Australia’s economy has recovered rapidly from its deepest contraction in almost a century, growing by a better than expected 3.1 per cent in the December quarter despite a widening dispute with China, its largest trading partner.
Authorities’ adept handling of the Covid-19 pandemic helped drive a 4.3 per cent surge in household spending compared with the previous quarter, as the state of Victoria eased one of the world’s strictest lockdowns. China’s seemingly insatiable demand for iron ore led to a rise in commodity prices, which boosted national income.
Vehicle purchases surged to a record 31.8 per cent, which reflected higher household disposable income and shifting spending patterns with consumers unable to travel overseas because of border closures.
The damage wrought by Covid-19 lockdowns and the nation’s first recession in almost three decades last year is still evident, however, with economic activity falling 1.1 per cent in the 12 months to the end of 2020.
But economists said the unexpectedly robust growth — consensus estimates were for a 2.5 per cent increase in quarterly gross domestic product — suggested economic output would return to pre-virus levels by the middle of the year.
Josh Frydenberg, the country’s treasurer, said Australia’s performance on the health and economic fronts was “world leading”, noting it was the first time in history that the economy had experienced two successive quarters of growth above 3 per cent.
The economy grew 3.4 per cent in the September quarter.
“There are still sectors and regions that are doing it tough, but our economic support will continue and today’s national accounts confirmed that a strong, broad-based recovery is under way,” said Frydenberg.

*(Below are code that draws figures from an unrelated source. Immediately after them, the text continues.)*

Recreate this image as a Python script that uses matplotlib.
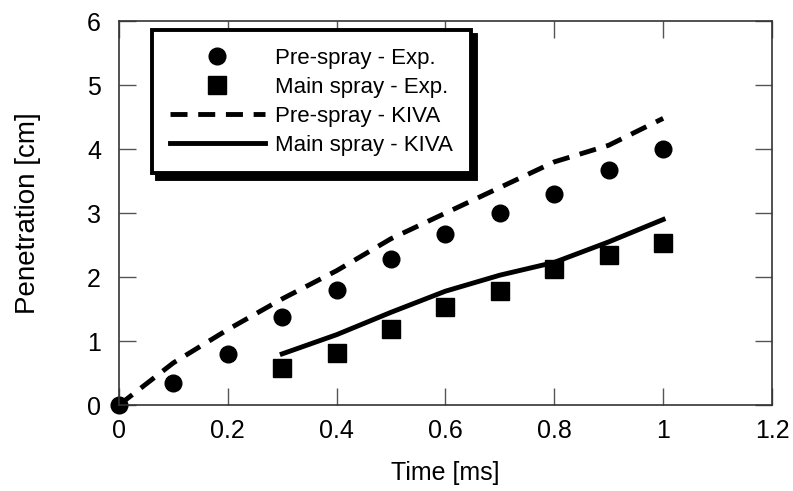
import matplotlib
matplotlib.use("Agg")
import matplotlib.pyplot as plt
from matplotlib.patches import Shadow

plt.rcParams['font.family'] = ['Liberation Sans', 'DejaVu Sans']

# experimental points
t_pre_exp = [0.0, 0.1, 0.2, 0.3, 0.4, 0.5, 0.6, 0.7, 0.8, 0.9, 1.0]
pen_pre_exp = [0.0, 0.35, 0.8, 1.38, 1.8, 2.28, 2.68, 3.0, 3.3, 3.68, 4.0]
t_main_exp = [0.3, 0.4, 0.5, 0.6, 0.7, 0.8, 0.9, 1.0]
pen_main_exp = [0.58, 0.82, 1.19, 1.53, 1.79, 2.13, 2.34, 2.54]

# KIVA simulations
t_pre_kiva = [0.0, 0.1, 0.2, 0.3, 0.4, 0.5, 0.6, 0.7, 0.8, 0.9, 1.0]
pen_pre_kiva = [0.0, 0.66, 1.18, 1.66, 2.1, 2.6, 3.0, 3.4, 3.8, 4.06, 4.48]
t_main_kiva = [0.3, 0.4, 0.5, 0.6, 0.7, 0.8, 0.9, 1.0]
pen_main_kiva = [0.8, 1.1, 1.45, 1.78, 2.03, 2.23, 2.55, 2.9]

fig = plt.figure(figsize=(7.93, 4.91), dpi=100)
ax = fig.add_axes([0.150, 0.175, 0.8235, 0.782])

ax.plot(t_pre_exp, pen_pre_exp, 'o', color='black', markersize=12, clip_on=False,
        label='Pre-spray - Exp.')
ax.plot(t_main_exp, pen_main_exp, 's', color='black', markersize=12.5, clip_on=False,
        label='Main spray - Exp.')
ax.plot(t_pre_kiva, pen_pre_kiva, color='black', linewidth=3.5, dashes=(3.5, 2.2),
        label='Pre-spray - KIVA')
ax.plot(t_main_kiva, pen_main_kiva, color='black', linewidth=3.5, label='Main spray - KIVA')

ax.set_xlim(0, 1.2)
ax.set_ylim(0, 6)
ax.set_xticks([0, 0.2, 0.4, 0.6, 0.8, 1, 1.2])
ax.set_xticklabels(['0', '0.2', '0.4', '0.6', '0.8', '1', '1.2'])
ax.set_yticks([0, 1, 2, 3, 4, 5, 6])
ax.tick_params(direction='in', length=12, width=1, color='#555555', labelsize=18,
               top=True, right=True)
ax.tick_params(axis='x', pad=10)
ax.tick_params(axis='y', pad=13)
for s in ax.spines.values():
    s.set_color('#333333')
    s.set_linewidth(1.2)
ax.set_xlabel('Time [ms]', fontsize=18, labelpad=13)
ax.set_ylabel('Penetration [cm]', fontsize=20)
ax.yaxis.set_label_coords(-0.12, 0.5)

leg = ax.legend(loc='upper left', bbox_to_anchor=(0.0505, 0.977), fontsize=16,
                frameon=True, fancybox=False, edgecolor='black', framealpha=1,
                handlelength=4.3, handletextpad=0.45, labelspacing=0.36,
                borderpad=0.8, borderaxespad=0)
leg.get_frame().set_linewidth(2.8)

# solid black drop shadow behind the legend box
sh = Shadow(leg.legendPatch, 3.5, -4, color='black', alpha=1)
sh.set_zorder(leg.get_zorder() - 0.1)
ax.add_artist(sh)

fig.canvas.draw()
fig.savefig('out.png', dpi=100)
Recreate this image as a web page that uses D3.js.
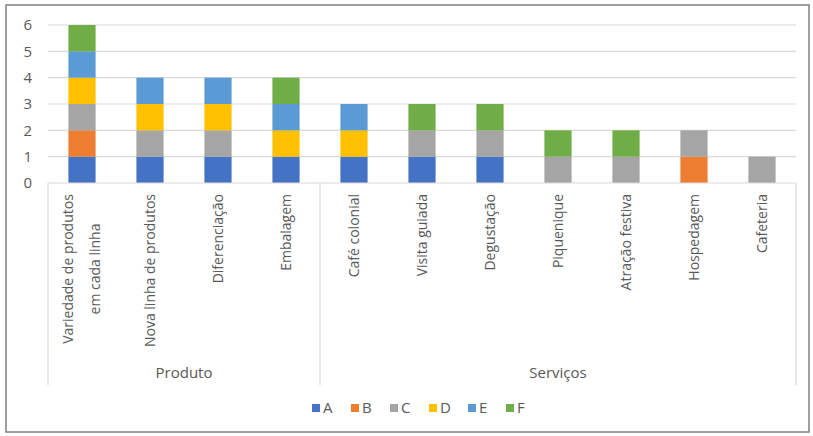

Australia’s recovery has been stoked by a sharp rise in commodity prices, particularly iron ore, with the terms of trade — a measure of export prices relative to import prices — rising 4.7 per cent in the quarter.
Trade tensions with China, sparked by Canberra’s call last year for an inquiry into the Covid-19 outbreak in Wuhan, have failed to damp exports, with Beijing unable to find alternative sources for the steelmaking ingredient.
“When there’s a [global] recession, the world economy usually hands Australia a pay cut via lower prices for our key exports,” said Doug Ross, economist at Deloitte Access Economics.
“But that hasn’t happened this time. Partly thanks to the strength of iron ore prices, Australia’s domestic income is already 0.5 per cent above pre-pandemic levels.”
Marcel Thieliant, economist at Capital Economics, said GDP should surpass pre-virus levels by the middle of the year, as vaccines were rolled out.
“We reiterate our above consensus forecast for GDP growth of 4.5 per cent this year . . . which implies that allowing for the slump in net migration due to the closure of the border, the economy will suffer no permanent drop in output as a result of the pandemic,” he said.